The top court’s observation came during the hearing of the Kerala government’s plea seeking its nod to withdraw cases against CPI-M leaders, including current Education Minister V. Sivankutty, for vandalism in the Assembly in 2015, when the party was in the Opposition.

As the Kerala government submitted before a bench comprising Justices D.Y. Chandrachud and M.R. Shah that the House has the prerogative to take action against MLAs for creating a ruckus in the Assembly, Justice Chandrachud asked senior advocate Ranjit Kumar, representing the state: “Suppose an MLA whips out a revolver in the Assembly and also empties his revolver. Can you say the house is supreme on this?”

The bench clarified it is not possible to carry a weapon inside the Assembly, but it cited this example to carefully examine the issue before the court.

Justice Chandrachud further asked the Kerala government if it was in public interest or in service of public justice to seek withdrawal of prosecution against the MLAs, who have damaged the sanctum sanctorum of democracy? “Is it justified?” he reiterated.

Going on cite heated arguments between lawyers, often witnessed in the Supreme Court, Justice Chandrachud said: “look at the courts. Tempers are lost.. lawyers opposing each other in court. Would that justify court property being damaged?”

The bench noted the fact of the matter is that all ths is public property and the government is the custodian of the public property.

Justice Shah asked why the government was pursuing the withdrawal application and advancing defence arguments, when it should have been done by the accused. “Is it in public interest?” he asked.

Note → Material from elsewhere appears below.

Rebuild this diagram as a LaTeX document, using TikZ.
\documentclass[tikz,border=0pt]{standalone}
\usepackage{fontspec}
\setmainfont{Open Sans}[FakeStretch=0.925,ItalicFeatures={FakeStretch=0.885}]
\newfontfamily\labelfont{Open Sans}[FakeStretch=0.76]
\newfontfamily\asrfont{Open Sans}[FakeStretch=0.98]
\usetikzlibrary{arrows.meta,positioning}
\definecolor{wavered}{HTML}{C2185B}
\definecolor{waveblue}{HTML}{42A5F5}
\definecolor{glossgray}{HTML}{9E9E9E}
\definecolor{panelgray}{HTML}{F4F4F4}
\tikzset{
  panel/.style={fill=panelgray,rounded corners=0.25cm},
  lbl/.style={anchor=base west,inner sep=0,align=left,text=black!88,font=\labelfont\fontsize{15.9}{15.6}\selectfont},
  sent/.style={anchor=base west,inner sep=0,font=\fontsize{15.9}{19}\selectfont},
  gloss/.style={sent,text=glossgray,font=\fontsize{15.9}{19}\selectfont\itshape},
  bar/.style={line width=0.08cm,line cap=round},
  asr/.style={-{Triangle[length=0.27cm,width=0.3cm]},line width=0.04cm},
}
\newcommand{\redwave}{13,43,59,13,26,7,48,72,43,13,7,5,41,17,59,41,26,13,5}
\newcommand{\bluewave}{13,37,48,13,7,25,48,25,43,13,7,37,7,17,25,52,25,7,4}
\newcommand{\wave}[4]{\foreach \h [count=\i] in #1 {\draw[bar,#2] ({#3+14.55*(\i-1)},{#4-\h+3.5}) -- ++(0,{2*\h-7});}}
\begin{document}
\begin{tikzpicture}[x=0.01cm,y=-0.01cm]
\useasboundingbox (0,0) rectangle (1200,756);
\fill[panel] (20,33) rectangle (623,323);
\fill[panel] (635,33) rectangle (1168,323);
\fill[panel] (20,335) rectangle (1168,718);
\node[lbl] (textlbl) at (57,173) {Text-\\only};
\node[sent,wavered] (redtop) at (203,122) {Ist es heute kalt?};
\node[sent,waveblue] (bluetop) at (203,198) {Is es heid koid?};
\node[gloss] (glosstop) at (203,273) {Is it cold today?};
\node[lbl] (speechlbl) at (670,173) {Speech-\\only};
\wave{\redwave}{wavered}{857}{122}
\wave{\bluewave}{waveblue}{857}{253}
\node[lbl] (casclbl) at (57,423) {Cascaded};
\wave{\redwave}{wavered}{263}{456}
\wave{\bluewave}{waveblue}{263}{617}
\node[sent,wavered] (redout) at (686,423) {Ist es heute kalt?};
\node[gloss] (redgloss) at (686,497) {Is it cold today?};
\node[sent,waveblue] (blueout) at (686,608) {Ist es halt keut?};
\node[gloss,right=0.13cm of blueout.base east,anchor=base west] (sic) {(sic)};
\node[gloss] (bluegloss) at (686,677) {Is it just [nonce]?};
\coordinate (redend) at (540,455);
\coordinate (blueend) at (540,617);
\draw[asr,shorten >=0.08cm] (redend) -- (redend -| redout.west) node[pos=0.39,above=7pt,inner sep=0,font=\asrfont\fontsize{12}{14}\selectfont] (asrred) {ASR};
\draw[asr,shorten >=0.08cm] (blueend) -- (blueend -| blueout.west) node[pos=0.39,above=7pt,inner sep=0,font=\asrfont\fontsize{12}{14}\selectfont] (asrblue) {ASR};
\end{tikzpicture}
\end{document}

The Chief Judicial Magistrate of Thiruvananthapuram and the Kerala High Court had rejected the withdrawal application. As a result, the Kerala government moved the top court.

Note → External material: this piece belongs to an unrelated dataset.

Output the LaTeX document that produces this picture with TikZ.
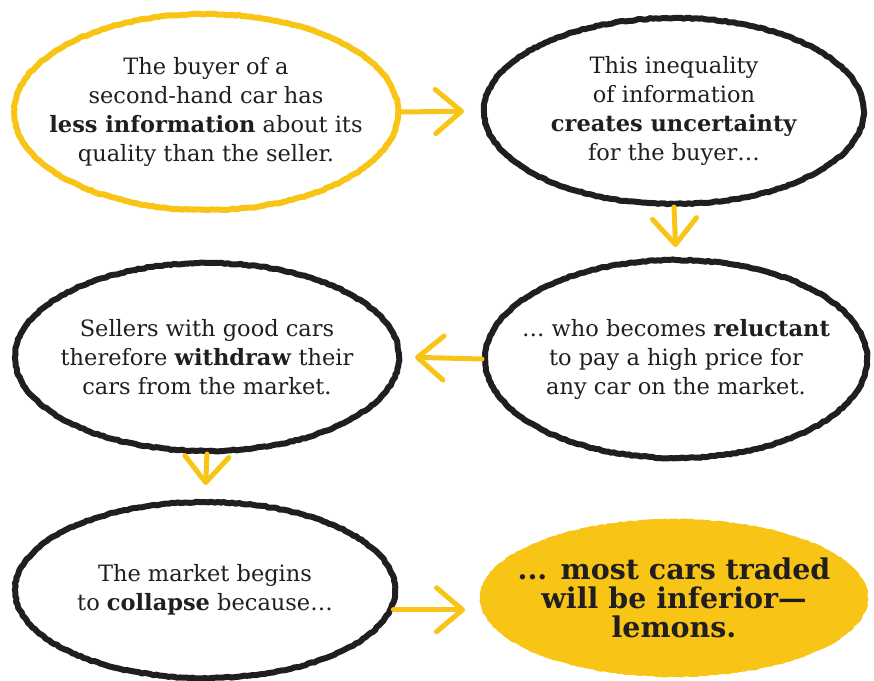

Kumar argued that it was ruckus between the political parties and members of the ruling party were equally at fault. Senior advocate Mahesh Jethmalani, representing an intervenor, however, submitted that the protection of legislative privileges cannot be claimed for vandalism committed within the House.

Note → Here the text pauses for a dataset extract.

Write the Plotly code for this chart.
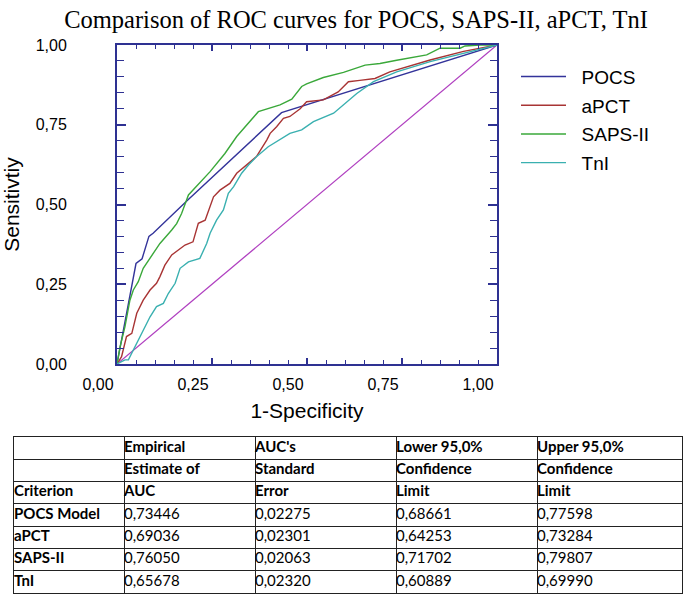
import plotly.graph_objects as go

# ---------------- data ----------------
pocs_x = [0, 0.05, 0.066, 0.084, 0.095, 0.187, 0.433, 1.0]
pocs_y = [0, 0.315, 0.33, 0.40, 0.41, 0.515, 0.788, 1.0]

apct_x = [0, 0.012, 0.025, 0.039, 0.052, 0.069, 0.087, 0.104, 0.113, 0.126, 0.144, 0.166, 0.179, 0.2,
          0.214, 0.232, 0.245, 0.254, 0.271, 0.297, 0.315, 0.341, 0.367, 0.394, 0.403, 0.42, 0.438,
          0.455, 0.482, 0.499, 0.543, 0.582, 0.609, 0.639, 0.679, 0.718, 0.762, 0.824, 0.912, 1.0]
apct_y = [0, 0.023, 0.086, 0.096, 0.159, 0.2, 0.232, 0.253, 0.274, 0.31, 0.342, 0.362, 0.373, 0.383,
          0.441, 0.451, 0.493, 0.524, 0.545, 0.566, 0.598, 0.624, 0.65, 0.702, 0.723, 0.744, 0.77,
          0.776, 0.8, 0.822, 0.828, 0.853, 0.885, 0.889, 0.895, 0.916, 0.932, 0.953, 0.98, 1.0]

saps_x = [0, 0.008, 0.021, 0.034, 0.043, 0.056, 0.069, 0.087, 0.113, 0.144, 0.157, 0.17, 0.188, 0.245,
          0.284, 0.315, 0.372, 0.429, 0.46, 0.486, 0.499, 0.543, 0.596, 0.653, 0.692, 0.736, 0.815,
          0.85, 0.903, 0.916, 0.955, 1.0]
saps_y = [0, 0.054, 0.117, 0.2, 0.232, 0.258, 0.30, 0.331, 0.378, 0.42, 0.44, 0.472, 0.53, 0.603,
          0.66, 0.713, 0.791, 0.812, 0.83, 0.87, 0.878, 0.898, 0.914, 0.937, 0.942, 0.952, 0.969,
          0.99, 0.99, 0.997, 1.0, 1.0]

tni_x = [0, 0.021, 0.03, 0.047, 0.06, 0.074, 0.087, 0.104, 0.122, 0.135, 0.153, 0.166, 0.188, 0.218,
         0.236, 0.245, 0.262, 0.28, 0.293, 0.307, 0.328, 0.346, 0.367, 0.398, 0.429, 0.455, 0.486,
         0.517, 0.57, 0.6, 0.631, 0.675, 0.736, 0.824, 0.912, 1.0]
tni_y = [0, 0.013, 0.013, 0.054, 0.086, 0.117, 0.148, 0.18, 0.19, 0.221, 0.253, 0.30, 0.32, 0.331,
         0.378, 0.41, 0.451, 0.483, 0.535, 0.556, 0.598, 0.624, 0.65, 0.681, 0.705, 0.723, 0.734,
         0.76, 0.786, 0.817, 0.848, 0.885, 0.916, 0.948, 0.974, 1.0]

ref_x = [0, 1]
ref_y = [0, 1]

tick_vals = [0, 0.25, 0.5, 0.75, 1.0]
tick_text = ["0,00", "0,25", "0,50", "0,75", "1,00"]

table_criterion = ["POCS Model", "aPCT", "SAPS-II", "TnI"]
table_auc = ["0,73446", "0,69036", "0,76050", "0,65678"]
table_se = ["0,02275", "0,02301", "0,02063", "0,02320"]
table_lower = ["0,68661", "0,64253", "0,71702", "0,60889"]
table_upper = ["0,77598", "0,73284", "0,79807", "0,69990"]
table_head1 = ["", "Empirical", "AUC's", "Lower 95,0%", "Upper 95,0%"]
table_head2 = ["", "Estimate of", "Standard", "Confidence", "Confidence"]
table_head3 = ["Criterion", "AUC", "Error", "Limit", "Limit"]

# ---------------- layout geometry ----------------
W, H = 685, 594
L, R, T, B = 117, 497, 45, 364
TB_L, TB_R, TB_T, TB_B = 14, 682, 437, 593
col_edges = [0, 110, 241, 382, 523, 668]   # table column boundaries (px widths)

AX = "#2e3192"
fig = go.Figure()

fig.add_trace(go.Scatter(x=ref_x, y=ref_y, mode="lines", line=dict(color="#b040c0", width=1.3),
                         showlegend=False, hoverinfo="skip"))
series = [
    ("POCS", pocs_x, pocs_y, "#33339a"),
    ("aPCT", apct_x, apct_y, "#a83434"),
    ("SAPS-II", saps_x, saps_y, "#3aa83a"),
    ("TnI", tni_x, tni_y, "#3ab0b0"),
]
PAD = "\u00a0\u00a0"
for name, xs, ys, col in series:
    fig.add_trace(go.Scatter(x=xs, y=ys, mode="lines", name=PAD + name, legendgroup=name,
                             line=dict(color=col, width=1.4)))

# ---------------- table (text on its own axes; grid lines = cell borders) ----------------
rows = [table_head1, table_head2, table_head3] + \
       [list(r) for r in zip(table_criterion, table_auc, table_se, table_lower, table_upper)]
tx, ty, tt = [], [], []
for ri, r in enumerate(rows):
    for c in range(5):
        v = r[c]
        if not v:
            continue
        if ri < 3 or c == 0:
            v = "<b>" + v + "</b>"
        tx.append(col_edges[c])
        ty.append(ri + 0.5)
        tt.append(v)
fig.add_trace(go.Scatter(x=tx, y=ty, text=tt, mode="text", textposition="middle right",
                         textfont=dict(family="Lato", size=15, color="black"),
                         xaxis="x2", yaxis="y2", showlegend=False, hoverinfo="skip"))

fig.update_layout(
    width=W, height=H,
    margin=dict(l=0, r=0, t=0, b=0, pad=0, autoexpand=False),
    paper_bgcolor="white", plot_bgcolor="white",
    title=dict(text="Comparison of ROC curves for POCS, SAPS-II, aPCT, TnI",
               font=dict(family="Liberation Serif", size=24.5, color="black"),
               x=356 / W, xref="container", xanchor="center",
               y=1 - 19 / H, yref="container", yanchor="middle"),
    legend=dict(x=516 / W, xanchor="left", y=(H - 57.7) / H, yanchor="top",
                font=dict(family="Liberation Sans", size=19, color="black"),
                tracegroupgap=1, itemwidth=45, bgcolor="rgba(0,0,0,0)"),
    xaxis=dict(domain=[L / W, R / W], automargin=False,
               range=[0, 1], showgrid=False, zeroline=False, showline=True, linecolor=AX, linewidth=2,
               mirror="ticks", ticks="inside", ticklen=6, tickwidth=1.5, tickcolor=AX,
               tickvals=tick_vals, ticktext=tick_text, ticklabelshift=-19, ticklabelstandoff=5,
               tickfont=dict(family="Liberation Sans", size=16, color="black"),
               minor=dict(dtick=0.05, ticks="inside", ticklen=4, tickcolor=AX, tickwidth=1.2, showgrid=False),
               title=dict(text="1-Specificity", standoff=11,
                          font=dict(family="Liberation Sans", size=21, color="black"))),
    yaxis=dict(domain=[(H - B) / H, (H - T) / H], automargin=False,
               range=[0, 1], showgrid=False, zeroline=False, showline=True, linecolor=AX, linewidth=2,
               mirror="ticks", ticks="inside", ticklen=9, tickwidth=1.5, tickcolor=AX,
               tickvals=tick_vals, ticktext=tick_text, ticklabelstandoff=45,
               tickfont=dict(family="Liberation Sans", size=16, color="black"),
               minor=dict(dtick=0.05, ticks="inside", ticklen=7, tickcolor=AX, tickwidth=1.2, showgrid=False),
               title=dict(text="Sensitivtiy", standoff=15,
                          font=dict(family="Liberation Sans", size=21, color="black"))),
    xaxis2=dict(domain=[TB_L / W, TB_R / W], anchor="y2", automargin=False,
                range=[0, col_edges[-1]], tickvals=col_edges, showticklabels=False, ticks="",
                showgrid=True, gridcolor="#222222", gridwidth=1, zeroline=False,
                showline=True, linecolor="#222222", linewidth=1, mirror=True, fixedrange=True),
    yaxis2=dict(domain=[(H - TB_B) / H, (H - TB_T) / H], anchor="x2", automargin=False,
                range=[len(rows), 0], tickvals=list(range(len(rows) + 1)), showticklabels=False, ticks="",
                showgrid=True, gridcolor="#222222", gridwidth=1, zeroline=False,
                showline=True, linecolor="#222222", linewidth=1, mirror=True, fixedrange=True),
)

# remove the browser's default 8px body margin so the figure fills the window exactly
fig.write_html("out.html", config={"displayModeBar": False},
               post_script="document.body.style.margin='0';document.body.style.overflow='hidden';")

After hearing arguments, the top court reserved the judgment in the matter.

On July 5, the top court had said the unruly behaviour of law makers in Parliament and Assembly cannot be condoned and they should face trial for destroying public property inside the House. The Kerala government has cited privileges and immunity to MLAs and urged the top court to drop cases against the Left leaders.

The Kerala High Court, in an order passed on March 12, had refused to give its nod, saying that the elected representatives are expected to uphold prestige of the House or face consequences. The MLAs had vandalised the Speaker’s dais, uprooted his chair, pulled out mike system, computer etc.